Я знала, что говорила. От больницы до метро «Каширская» всего полторы остановки («по требованию» за остановку не считаем). Но чтобы проехать их, нужно суметь втиснуться в автобус, потому что на подходе к метро он уже забит по самую крышу. К слову сказать, «маршрутки» у больницы не останавливаются по той же причине. Пешком отправляться к метро мне тоже не хотелось: десятиминутная прогулка по двадцатитрехградусному морозу подкосила бы меня на корню. Частники, узнав пункт назначения, либо криво ухмылялись и уезжа-ли, либо заламывали цену, равную цене билета на самолет до Владивостока.

Пропустив три автобуса, мы с Люськой взяли штурмом четвертый и просочились в его холодное нутро. Там нас стиснули со всей возможной силой, заставив принять стойку солдат в почетном карауле. Люськин взгляд красноречивее всяких слов высказал все, что она обо мне думает. Я зарделась: Люська хоть и химик по образованию, но разговорным русским владеет в совершенстве!

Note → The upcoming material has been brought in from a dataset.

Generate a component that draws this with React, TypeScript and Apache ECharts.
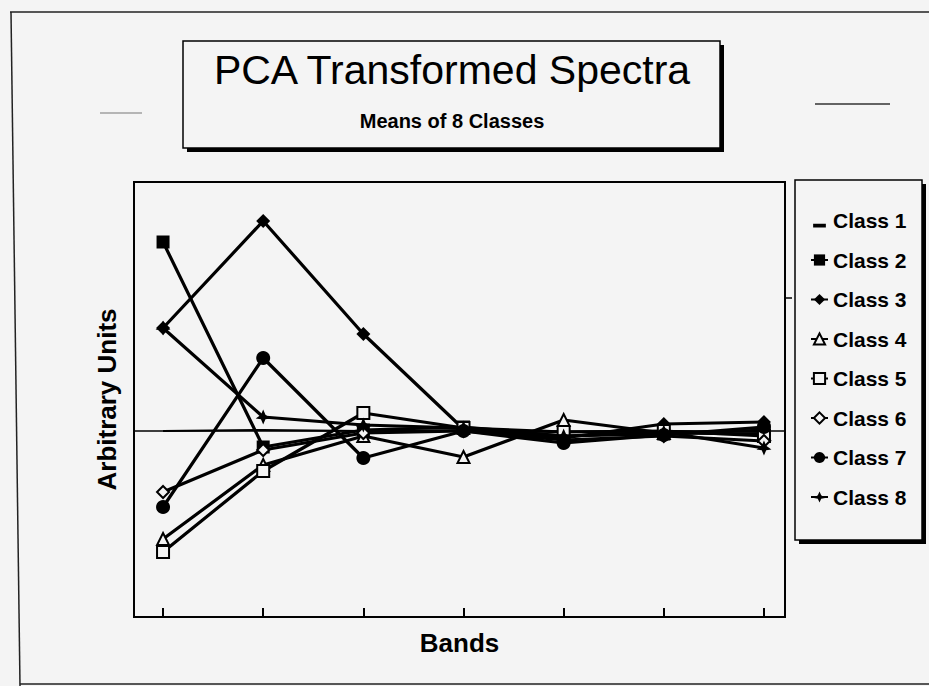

Частный приют для сирых и убогих расположился в бывшей усадьбе князей Нарышкиных, о чем сообщала табличка на массивной кованой ограде. Подобно секретной воинской части психушка имела КПП, где дежурили три богатыря в форме цвета хаки и с «калашами» за спиной. Причем статью все трое напоминали именно былинных героев. При виде грозных стражей Люська оробела.